## Data block
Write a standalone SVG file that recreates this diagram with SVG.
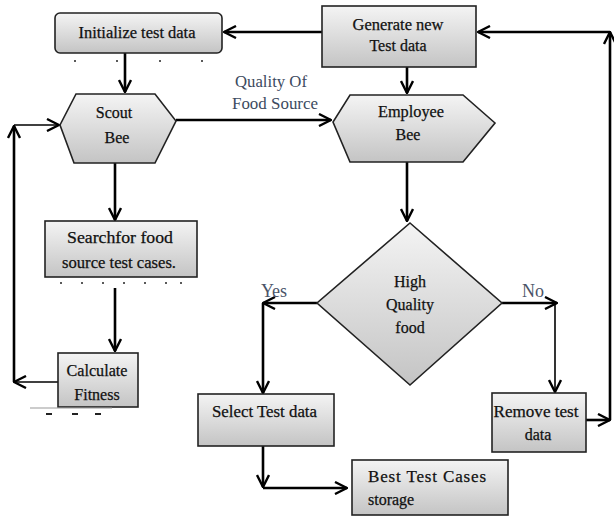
<svg xmlns="http://www.w3.org/2000/svg" width="614" height="516" viewBox="0 0 614 516">
<style>
.box{stroke:#222;stroke-width:1.6;fill:url(#g)}
.t{font-family:"Liberation Serif","Times New Roman",serif;font-size:16px;fill:#111;text-anchor:middle;stroke:#111;stroke-width:0.25}
.tl{font-family:"Liberation Serif","Times New Roman",serif;font-size:16px;fill:#111;stroke:#111;stroke-width:0.25}
.lbl{font-family:"Liberation Serif","Times New Roman",serif;font-size:16px;fill:#3c4a60;text-anchor:middle}
.yn{font-family:"Liberation Serif","Times New Roman",serif;font-size:18px;fill:#4b5468;text-anchor:middle}
.c{stroke:#000;stroke-width:2.6;fill:none}
.ct{stroke:#000;stroke-width:1.6;fill:none}
.dot{fill:#222}
</style>
<defs>
<linearGradient id="g" x1="0" y1="0" x2="0" y2="1">
<stop offset="0" stop-color="#f4f4f4"/>
<stop offset="1" stop-color="#c4c4c4"/>
</linearGradient>
<marker id="a" viewBox="0 0 14 14" refX="13" refY="7" markerWidth="14" markerHeight="14" markerUnits="userSpaceOnUse" orient="auto">
<path d="M1,1 L13,7 L1,13" fill="none" stroke="#000" stroke-width="2.4"/>
</marker>
</defs>

<g id="connectors">
<path class="c" d="M322,32 L224,32" marker-end="url(#a)"/>
<path class="c" d="M125,53 L125,92" marker-end="url(#a)"/>
<path class="c" d="M176,120 L331,120" marker-end="url(#a)"/>
<path class="c" d="M407,67 L407,93" marker-end="url(#a)"/>
<path class="c" d="M407,162 L407,221" marker-end="url(#a)"/>
<path class="c" d="M317,303 L263,303" marker-end="url(#a)"/>
<path class="c" d="M263,303 L263,393" marker-end="url(#a)"/>
<path class="c" d="M502,303 L557,303" marker-end="url(#a)"/>
<path class="ct" d="M555,303 L555,392" marker-end="url(#a)"/>
<path class="c" d="M586,420 L610,420" marker-end="url(#a)"/>
<path class="c" d="M610,420 L610,32" marker-end="url(#a)"/>
<path class="c" d="M610,32 L478,32" marker-end="url(#a)"/>
<path class="c" d="M115,163 L115,220" marker-end="url(#a)"/>
<path class="c" d="M115,288 L115,351" marker-end="url(#a)"/>
<path class="ct" d="M58,382 L14,382" marker-end="url(#a)"/>
<path class="c" d="M14,382 L14,126" marker-end="url(#a)"/>
<path class="ct" d="M14,125 L59,125" marker-end="url(#a)"/>
<path class="c" d="M263,446 L263,487" marker-end="url(#a)"/>
<path class="c" d="M263,488 L347,488" marker-end="url(#a)"/>
</g>

<g id="lbl-quality">
<text class="lbl" x="271" y="87" textLength="72" lengthAdjust="spacingAndGlyphs">Quality Of</text>
<text class="lbl" x="275" y="109" textLength="86" lengthAdjust="spacingAndGlyphs">Food Source</text>
</g>
<g id="lbl-yes"><text class="yn" x="274" y="297">Yes</text></g>
<g id="lbl-no"><text class="yn" x="533" y="297">No</text></g>

<g id="initialize">
<rect class="box" x="55" y="13" width="167" height="40" rx="5"/>
<text class="t" x="137" y="38" textLength="117" lengthAdjust="spacingAndGlyphs">Initialize test data</text>
<circle class="dot" cx="75" cy="61" r="1"/><circle class="dot" cx="117" cy="61" r="1"/><circle class="dot" cx="160" cy="61" r="1"/><circle class="dot" cx="202" cy="61" r="1"/>
</g>

<g id="generate">
<rect class="box" x="322" y="6" width="154" height="61"/>
<text class="t" x="398" y="30" textLength="91" lengthAdjust="spacingAndGlyphs">Generate new</text>
<text class="t" x="398" y="51">Test data</text>
</g>

<g id="scout">
<polygon class="box" points="76,94 155,94 176,121 155,163 74,163 60,125"/>
<text class="t" x="114" y="118">Scout</text>
<text class="t" x="117" y="143">Bee</text>
</g>

<g id="employee">
<polygon class="box" points="350,95 463,95 495,123 463,162 350,162 333,122"/>
<text class="t" x="411" y="117" textLength="66" lengthAdjust="spacingAndGlyphs">Employee</text>
<text class="t" x="408" y="140">Bee</text>
</g>

<g id="search">
<rect class="box" x="45" y="221" width="152" height="56"/>
<text class="t" x="120" y="243" textLength="106" lengthAdjust="spacingAndGlyphs">Searchfor food</text>
<text class="t" x="119" y="268" textLength="114" lengthAdjust="spacingAndGlyphs">source test cases.</text>
<circle class="dot" cx="61" cy="283" r="1"/><circle class="dot" cx="82" cy="283" r="1"/><circle class="dot" cx="103" cy="283" r="1"/><circle class="dot" cx="124" cy="283" r="1"/><circle class="dot" cx="145" cy="283" r="1"/><circle class="dot" cx="166" cy="283" r="1"/><circle class="dot" cx="181" cy="283" r="1"/>
</g>

<g id="calculate">
<rect class="box" x="58" y="353" width="80" height="54"/>
<text class="t" x="97" y="376" textLength="61" lengthAdjust="spacingAndGlyphs">Calculate</text>
<text class="t" x="97" y="400">Fitness</text>
<path d="M30,408 L112,408" stroke="#999" stroke-width="1"/>
<rect class="dot" x="46" y="413" width="6" height="2"/><rect class="dot" x="72" y="413" width="6" height="2"/><rect class="dot" x="95" y="413" width="6" height="2"/>
</g>

<g id="decision">
<polygon class="box" points="410,223 502,303 410,385 317,303"/>
<text class="t" x="410" y="287">High</text>
<text class="t" x="410" y="310">Quality</text>
<text class="t" x="410" y="333">food</text>
</g>

<g id="select">
<rect class="box" x="198" y="394" width="136" height="52"/>
<text class="tl" x="212" y="417" textLength="105" lengthAdjust="spacingAndGlyphs">Select Test data</text>
</g>

<g id="remove">
<rect class="box" x="492" y="393" width="94" height="59"/>
<text class="t" x="536" y="417" textLength="85" lengthAdjust="spacingAndGlyphs">Remove test</text>
<text class="t" x="538" y="440">data</text>
</g>

<g id="best">
<rect class="box" x="352" y="460" width="156" height="55"/>
<text class="tl" x="368" y="482" style="font-size:17px" textLength="118" lengthAdjust="spacing">Best Test Cases</text>
<text class="tl" x="368" y="505">storage</text>
</g>
</svg>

## Written problem
Reproduce the material in its entirety and word for word, without the pictures.

## Solution below
Write a standalone SVG file that recreates this diagram with SVG.
<svg xmlns="http://www.w3.org/2000/svg" width="614" height="516" viewBox="0 0 614 516">
<style>
.box{stroke:#222;stroke-width:1.6;fill:url(#g)}
.t{font-family:"Liberation Serif","Times New Roman",serif;font-size:16px;fill:#111;text-anchor:middle;stroke:#111;stroke-width:0.25}
.tl{font-family:"Liberation Serif","Times New Roman",serif;font-size:16px;fill:#111;stroke:#111;stroke-width:0.25}
.lbl{font-family:"Liberation Serif","Times New Roman",serif;font-size:16px;fill:#3c4a60;text-anchor:middle}
.yn{font-family:"Liberation Serif","Times New Roman",serif;font-size:18px;fill:#4b5468;text-anchor:middle}
.c{stroke:#000;stroke-width:2.6;fill:none}
.ct{stroke:#000;stroke-width:1.6;fill:none}
.dot{fill:#222}
</style>
<defs>
<linearGradient id="g" x1="0" y1="0" x2="0" y2="1">
<stop offset="0" stop-color="#f4f4f4"/>
<stop offset="1" stop-color="#c4c4c4"/>
</linearGradient>
<marker id="a" viewBox="0 0 14 14" refX="13" refY="7" markerWidth="14" markerHeight="14" markerUnits="userSpaceOnUse" orient="auto">
<path d="M1,1 L13,7 L1,13" fill="none" stroke="#000" stroke-width="2.4"/>
</marker>
</defs>

<g id="connectors">
<path class="c" d="M322,32 L224,32" marker-end="url(#a)"/>
<path class="c" d="M125,53 L125,92" marker-end="url(#a)"/>
<path class="c" d="M176,120 L331,120" marker-end="url(#a)"/>
<path class="c" d="M407,67 L407,93" marker-end="url(#a)"/>
<path class="c" d="M407,162 L407,221" marker-end="url(#a)"/>
<path class="c" d="M317,303 L263,303" marker-end="url(#a)"/>
<path class="c" d="M263,303 L263,393" marker-end="url(#a)"/>
<path class="c" d="M502,303 L557,303" marker-end="url(#a)"/>
<path class="ct" d="M555,303 L555,392" marker-end="url(#a)"/>
<path class="c" d="M586,420 L610,420" marker-end="url(#a)"/>
<path class="c" d="M610,420 L610,32" marker-end="url(#a)"/>
<path class="c" d="M610,32 L478,32" marker-end="url(#a)"/>
<path class="c" d="M115,163 L115,220" marker-end="url(#a)"/>
<path class="c" d="M115,288 L115,351" marker-end="url(#a)"/>
<path class="ct" d="M58,382 L14,382" marker-end="url(#a)"/>
<path class="c" d="M14,382 L14,126" marker-end="url(#a)"/>
<path class="ct" d="M14,125 L59,125" marker-end="url(#a)"/>
<path class="c" d="M263,446 L263,487" marker-end="url(#a)"/>
<path class="c" d="M263,488 L347,488" marker-end="url(#a)"/>
</g>

<g id="lbl-quality">
<text class="lbl" x="271" y="87" textLength="72" lengthAdjust="spacingAndGlyphs">Quality Of</text>
<text class="lbl" x="275" y="109" textLength="86" lengthAdjust="spacingAndGlyphs">Food Source</text>
</g>
<g id="lbl-yes"><text class="yn" x="274" y="297">Yes</text></g>
<g id="lbl-no"><text class="yn" x="533" y="297">No</text></g>

<g id="initialize">
<rect class="box" x="55" y="13" width="167" height="40" rx="5"/>
<text class="t" x="137" y="38" textLength="117" lengthAdjust="spacingAndGlyphs">Initialize test data</text>
<circle class="dot" cx="75" cy="61" r="1"/><circle class="dot" cx="117" cy="61" r="1"/><circle class="dot" cx="160" cy="61" r="1"/><circle class="dot" cx="202" cy="61" r="1"/>
</g>

<g id="generate">
<rect class="box" x="322" y="6" width="154" height="61"/>
<text class="t" x="398" y="30" textLength="91" lengthAdjust="spacingAndGlyphs">Generate new</text>
<text class="t" x="398" y="51">Test data</text>
</g>

<g id="scout">
<polygon class="box" points="76,94 155,94 176,121 155,163 74,163 60,125"/>
<text class="t" x="114" y="118">Scout</text>
<text class="t" x="117" y="143">Bee</text>
</g>

<g id="employee">
<polygon class="box" points="350,95 463,95 495,123 463,162 350,162 333,122"/>
<text class="t" x="411" y="117" textLength="66" lengthAdjust="spacingAndGlyphs">Employee</text>
<text class="t" x="408" y="140">Bee</text>
</g>

<g id="search">
<rect class="box" x="45" y="221" width="152" height="56"/>
<text class="t" x="120" y="243" textLength="106" lengthAdjust="spacingAndGlyphs">Searchfor food</text>
<text class="t" x="119" y="268" textLength="114" lengthAdjust="spacingAndGlyphs">source test cases.</text>
<circle class="dot" cx="61" cy="283" r="1"/><circle class="dot" cx="82" cy="283" r="1"/><circle class="dot" cx="103" cy="283" r="1"/><circle class="dot" cx="124" cy="283" r="1"/><circle class="dot" cx="145" cy="283" r="1"/><circle class="dot" cx="166" cy="283" r="1"/><circle class="dot" cx="181" cy="283" r="1"/>
</g>

<g id="calculate">
<rect class="box" x="58" y="353" width="80" height="54"/>
<text class="t" x="97" y="376" textLength="61" lengthAdjust="spacingAndGlyphs">Calculate</text>
<text class="t" x="97" y="400">Fitness</text>
<path d="M30,408 L112,408" stroke="#999" stroke-width="1"/>
<rect class="dot" x="46" y="413" width="6" height="2"/><rect class="dot" x="72" y="413" width="6" height="2"/><rect class="dot" x="95" y="413" width="6" height="2"/>
</g>

<g id="decision">
<polygon class="box" points="410,223 502,303 410,385 317,303"/>
<text class="t" x="410" y="287">High</text>
<text class="t" x="410" y="310">Quality</text>
<text class="t" x="410" y="333">food</text>
</g>

<g id="select">
<rect class="box" x="198" y="394" width="136" height="52"/>
<text class="tl" x="212" y="417" textLength="105" lengthAdjust="spacingAndGlyphs">Select Test data</text>
</g>

<g id="remove">
<rect class="box" x="492" y="393" width="94" height="59"/>
<text class="t" x="536" y="417" textLength="85" lengthAdjust="spacingAndGlyphs">Remove test</text>
<text class="t" x="538" y="440">data</text>
</g>

<g id="best">
<rect class="box" x="352" y="460" width="156" height="55"/>
<text class="tl" x="368" y="482" style="font-size:17px" textLength="118" lengthAdjust="spacing">Best Test Cases</text>
<text class="tl" x="368" y="505">storage</text>
</g>
</svg>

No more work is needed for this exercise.